Linting is typically performed on the synthesisable Register Transfer Level (RTL) subset of the HDL, be it VHDL or Verilog, though it can also be applied at the gate level too.
Because simulation and synthesis can take a long time, particularly for high gate-count devices, it makes sense to go into both exercises with the cleanest code possible, thus minimising the risk of having to trace problems back to HDL. Linting performs a static analysis of the code, checking it against design rules. It also helps identify problems such as unreadable states within the finite state machine - i.e. dead code - thus enabling a reduction in the size or complexity of the simulation test vectors. In optimising the code, synthesis time will be reduced too.
Most linting tools come with pre-installed generic rules that check for potential RTL and post-synthesis simulation mismatches, design coding for optimal synthesis, avoiding problems on further design stages, and safe coding for portability and reuse. With a specific focus on safety-critical, in 2009, Aldec developed a DO-254 plug-in for its linting tool, ALINT (now superseded by ALINT-PRO), which includes checks for style, readability, simulation, clock/reset management, design re-use, coding for safe synthesis and implementation, clock domain crossings and design for test.
As rule checkers, linting tools will flag violations. Correcting the design and/or coding style will clear the violations in a subsequent run. Alternatively, the user can mark violations as ‘irrelevant’, provided justifications (i.e. comments) are made, and it worth noting that some linting tools can also output information essential for audits and reporting and review purposes.
Another aspect of DO-254 is that it requires that safety-critical designs be verified on ‘real hardware’, i.e. simulations - no matter extensive - will not suffice. But therein lies a problem. If you consider that an avionics LRU’s processor card might contain at least one FPGA (possibly with an embedded processor), responsible for time-critical functions, and that it will connect with a host of other board-mounted components; such as micros, DSPs, memory devices and possibly other FPGAs.
Requirements-based physical testing using the target circuit board is required for DAL A and B FPGAs. But this is not feasible in most cases. It is seldom possible to drive the target FPGA and capture its outputs - as defined in the requirements and test cases - because not all pins/pads will be accessible.
An alternative is to use a bit-accurate, in-hardware verification environment that enables requirements-based testing at the target FPGA, at speed, using the test vectors from the RTL simulation environment.
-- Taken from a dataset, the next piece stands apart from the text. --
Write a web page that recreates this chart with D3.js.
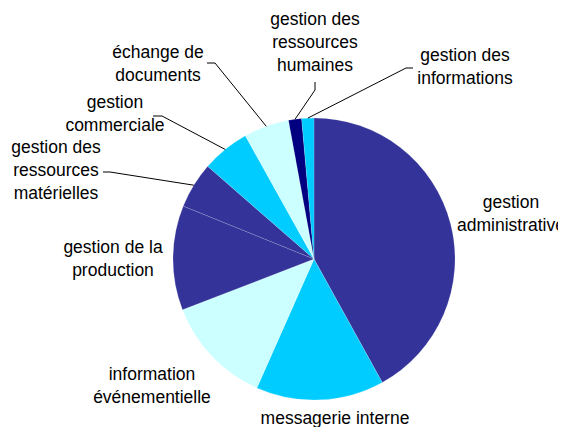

Aldec’s solution is its DO-254 Compliance Test System (CTS – see Figure 1) which has a plug-in for storing the sequences of stimulators and events (outputs) produced during the RTL simulations.
This generates two sets of test vectors for all testbenches: Golden Vectors, which are the RTL simulation results and which will be used for comparison purposes; and Input Vectors, which will be used for at-speed, in-hardware verification. The Input Vectors are uploaded from a workstation to the motherboard. The CTS application software then controls the in-hardware verification process by feeding the Input Vectors to the FPGA pins at speed using real clocks. The results obtained are then sampled, again at-speed, and recorded in a waveform file. Compliance software then automatically compares the in-hardware verification results with the RTL simulation results (i.e. the Golden Vectors).
Developing FPGAs for DO-254 compliance requires submitting extensive documentation to a Designated Engineering Representative; documentation that provides complete traceability throughout the development lifecycle of the equipment (for example a Line Replaceable Unit) including any complex custom micro-coded components used therein. Again, EDA tools can help.
In Aldec’s case, its Spec-TRACER tool streamlines the requirements engineering process from capture through to tests management, and establishes and maintains traceability for all sources of input into the project (see Figure 2).
FPGA requirements are automatically traced down to the HDL design, testbench sources and test results, thus allowing designers to record how every requirement within the spec’ was implemented and verified. Moreover, gaps (i.e. parts of the spec’ not implemented and verified), as well as unused HDL functions, are easily exposed.
In addition, and as we are all aware, requirements can and do change throughout a typical project. To this end, Spec-TRACER is equipped with built-in reporting for Impact Analysis, and it can determine the magnitude of any and all changes before they are made.
Whilst naming a few products in passing - because 2017 marks the 10th anniversary of Aldec helping customers comply with DO-254 - the underlying message is that providing the levels of assurance demanded by the FAA for FPGA-based, safety-critical avionics functions requires fit-for-purpose EDA tools. One has to be able to prove that the design will and does function as intended. The proof can be provided by a mix of design automation and project management tools, used throughout the entire development lifecycle.